Уже с весны сделалось невозможно скрывать, что в России, в особенности на Волге, на Украине, в Крыму, свирепствует голод. В Кремле, наконец, переполошились и решили, что без содействия остатков общественности обойтись невозможно. Привлечение общественных сил было необходимо еще для того, чтобы заручиться доверием иностранцев и получить помощь из-за границы. Каменев, не без ловкости притворявшийся другом и заступником интеллигенции, стал нащупывать почву среди ее представителей, более или менее загнанных в подполье. Привлекли к делу Горького. Его призыв, обращенный к интеллигенции, еще раз возымел действие. Образовался Всероссийский Комитет Помощи Голодающим, виднейшими деятелями которого были Прокопович, Кускова и Кишкин. По начальным слогам этих фамилий Комитет тотчас получил дружески-комическую, но провиденциальную кличку: Прокукиш. С готовностью, даже с рвением шли в Комитет писатели, публицисты, врачи, адвокаты, учителя и т. д. Одних привлекала гуманная цель. Мечты других, может быть, простирались далее. Казалось — лиха беда начать, а уж там, однажды вступив в контакт с «живыми силами страны», советская власть будет в этом направлении эволюционировать, — замерзший мотор общественности заработает, если всю машину немножечко потолкать плечом. Нэп, незадолго перед тем объявленный, еще более окрылял мечты. В воздухе пахло «весной», точь-в-точь, как в 1904 году. Скептиков не слушали. Председателем Комитета избрали Каменева и заседали с упоением. Говорили красиво, много, с многозначительными намеками. Когда заграницей узнали о возрождении общественности, а болтуны высказались, Чека, разумеется, всех арестовала гуртом, во время заседания, не тронув лишь «председателя». При этой оказии кто-то что-то еще сказал, кто-то успел отпустить «смелую» шуточку, а затем отправились в тюрьму. Горький был в это время в Москве — а может быть, поехал туда, узнав о происшествии. Его стыду и досаде не было границ. Встретив Каменева в кремлевской столовой, он сказал ему со слезами:
— Вы сделали меня провокатором. Этого со мной еще не случалось.

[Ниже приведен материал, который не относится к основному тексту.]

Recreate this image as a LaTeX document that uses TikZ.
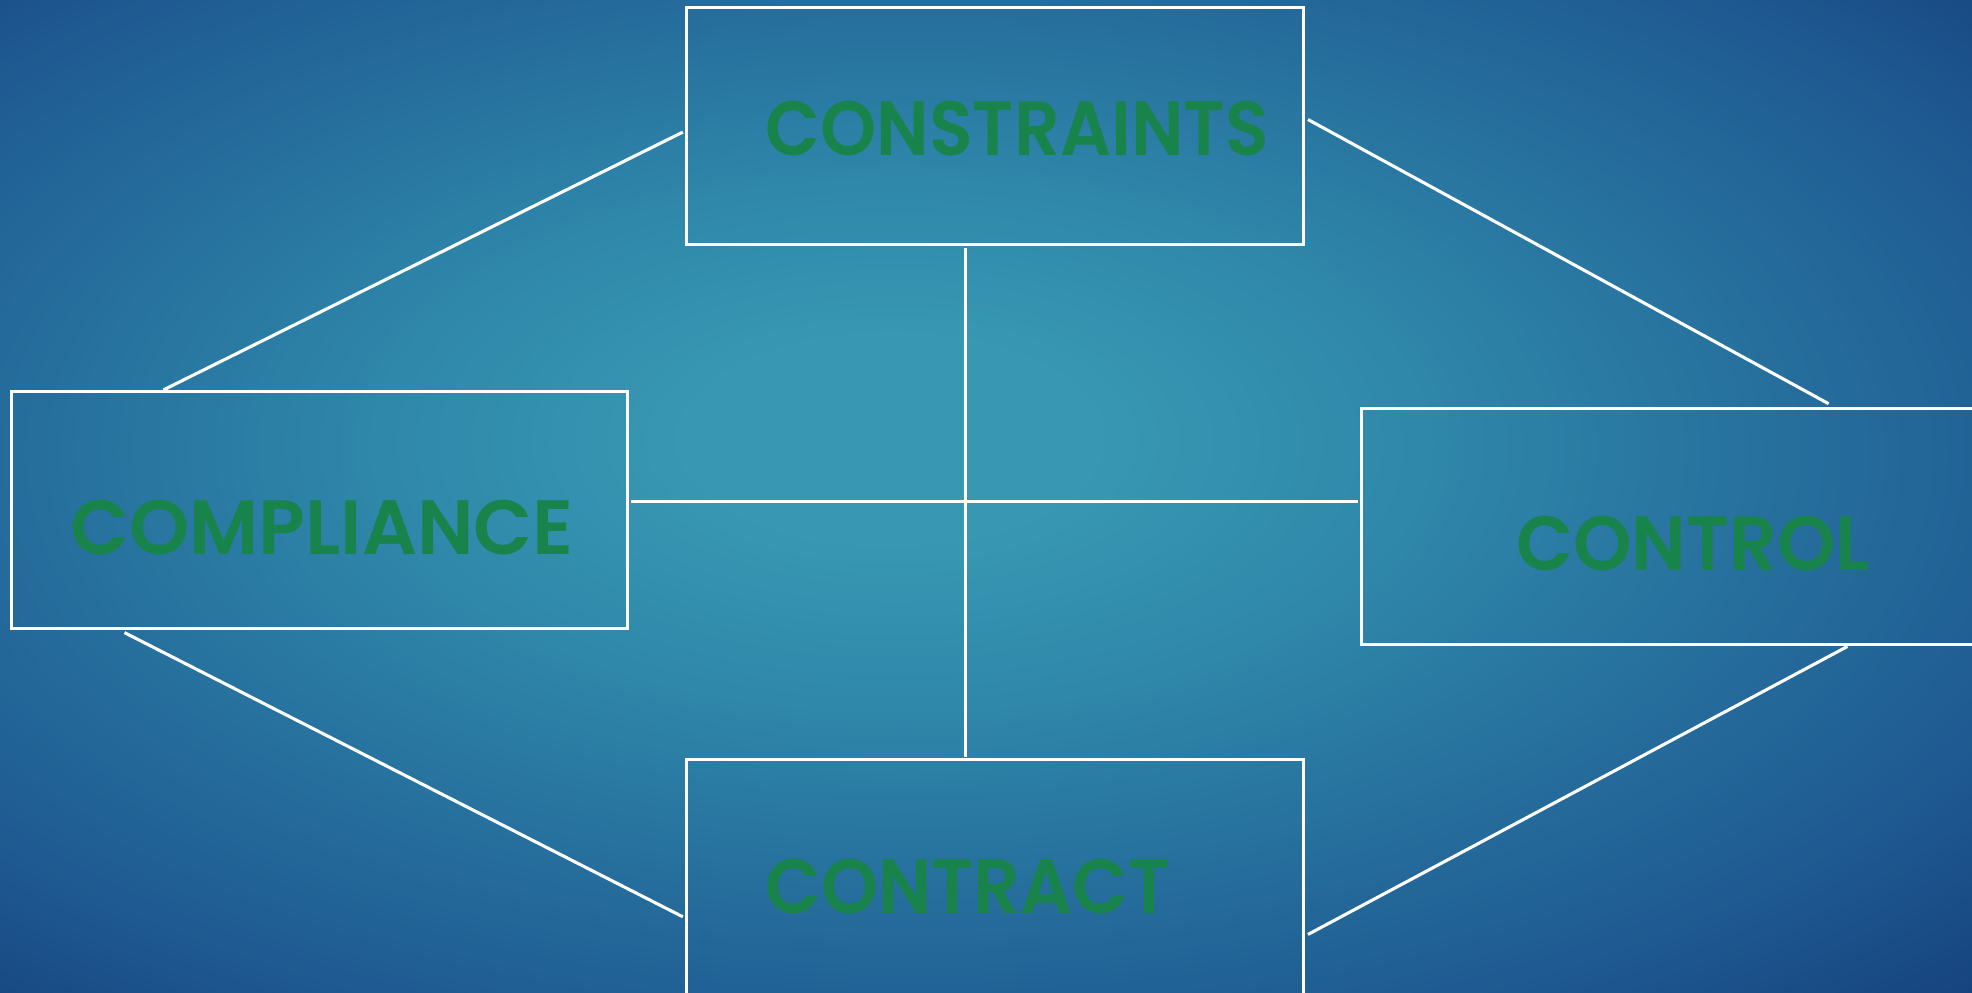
\documentclass[tikz,border=0pt]{standalone}
\usepackage{graphicx}
\usepackage{fontspec}
\newfontfamily\labelfont{Poppins}[UprightFont=* SemiBold, FakeStretch=0.93]
\usetikzlibrary{calc}

% background: light teal core fading out to deep navy
\definecolor{bgc0}{HTML}{3898B3}
\definecolor{bgc1}{HTML}{2F88AA}
\definecolor{bgc2}{HTML}{2A7AA3}
\definecolor{bgc3}{HTML}{246A9A}
\definecolor{bgc4}{HTML}{1E5890}
\definecolor{bgc5}{HTML}{184882}
\definecolor{bgc6}{HTML}{133D79}
\definecolor{labelgreen}{HTML}{18844B}
\pgfdeclareradialshading{slideglow}{\pgfpoint{-2.6bp}{3.1bp}}{%
  color(0bp)=(bgc0); color(5bp)=(bgc0); color(13bp)=(bgc1); color(18bp)=(bgc2);
  color(24bp)=(bgc3); color(31bp)=(bgc4); color(36bp)=(bgc5); color(40bp)=(bgc6);
  color(80bp)=(bgc6)}

\tikzset{
  box/.style={draw=white, line width=0.7pt, rectangle, inner sep=0pt,
              minimum width=4.9cm, minimum height=1.88cm},
  boxlabel/.style={text=labelgreen, font=\labelfont\fontsize{17.4}{19}\selectfont,
                   inner sep=0pt, anchor=base west},
  link/.style={draw=white, line width=0.7pt}
}

\begin{document}
\begin{tikzpicture}[x=0.01cm, y=-0.01cm]
  \useasboundingbox (0,0) rectangle (1568,789.5);
  \clip (0,0) rectangle (1568,789.5);
  \shade[shading=slideglow] (0,0) rectangle (1568,789.5);

  % the four boxes
  \node[box] (cons) at (791,100) {};
  \node[box] (comp) at (254,405.5) {};
  \node[box] (ctrl) at (1328,418.5) {};
  \node[box] (cont) at (791,698) {};

  % their labels
  \node[boxlabel] (consT) at (608,124) {CONSTRAINTS};
  \node[boxlabel] (compT) at (55,441) {\scalebox{1.075}[1]{COMPLIANCE}};
  \node[boxlabel] (ctrlT) at (1205,454) {\scalebox{1.04}[1]{CONTROL}};
  \node[boxlabel] (contT) at (608,726) {\scalebox{1.015}[1]{CONTRACT}};

  % free ends of the diagonal links
  \coordinate (consL) at (543,105);
  \coordinate (consR) at (1040,95);
  \coordinate (compU) at (130,310);
  \coordinate (compD) at (99,503);
  \coordinate (ctrlU) at (1454,321);
  \coordinate (ctrlD) at (1469,514);
  \coordinate (contL) at (543,729);
  \coordinate (contR) at (1040,743);
  \coordinate (vTop) at (768,197);
  \coordinate (vBot) at (768,602);
  \coordinate (hL) at (502,399);
  \coordinate (hR) at (1080,399);

  % cross in the middle
  \draw[link] (vTop) -- (vBot);
  \draw[link] (hL) -- (hR);

  % diagonal links between neighbouring boxes
  \draw[link] (consL) -- (compU);
  \draw[link] (consR) -- (ctrlU);
  \draw[link] (compD) -- (contL);
  \draw[link] (contR) -- (ctrlD);
\end{tikzpicture}
\end{document}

Вернувшись в Петербург в конце сентября или в начале октября, Горький, наконец, понял, что пора воспользоваться советами Ленина, и через несколько дней покинул советскую Россию. Он поехал в Германию.
Я собрался заграницу летом 1922 года. Кое-кто из общих друзей просили меня отвезти Алексею Максимовичу письма, которых нельзя было доверить почте. Принять подобное поручение теперь было сумасшествием. Но те времена были еще идиллические. Я преспокойно довез письма до Берлина. В день приезда я написал Горькому в приморское местечко Герингсдорф, спрашивая, когда можно его застать. Он ответил: «Если это удобно для вас, приезжайте в четверг… Очень рад буду видеть Вас и рад, что Вы, наконец, отдохнете». Затем шла удивившая меня фраза: «До свидания со мной — подождите принимать предложения „Накануне“».
Как все помнят, «Накануне» была сменовеховская газета, выходившая в Берлине под редакцией Алексея Толстого. Толстого я еще не видал, и никаких предложений от него не получал. Мне показалось странно, что Горький так забегает вперед. Приехав к нему, я все понял: по отношению к советскому правительству он оказался настроен еще менее сочувственно, чем я. Подробно расспрашивая о петербургских писателях, преимущественно о молодежи, чуть ли не по поводу каждого прибавлял: «Эх, хорошо бы его сюда вызволить!»
В сентябре месяце, когда Каменев и Зиновьев разгромили литературные организации Москвы и Петербурга и устроили знаменитую высылку писателей заграницу, он сказал, что, конечно, высланным здесь будет лучше, но Каменева и Зиновьева ругал последними словами. И вдруг прибавил, что было бы хорошо, если бы я написал об этом, попутно упомянув о провокации Зиновьева в Кронштадтской истории. На мой удивленный вопрос — где же написать? — он ответил: «Да хотя бы в „Голосе России“. Бездарная газета, но порядочная». После некоторых колебаний я статью написал и напечатал. Так, под прямым воздействием Горького, началось мое, сперва тайное, под псевдонимом, участие в эмигрантской печати.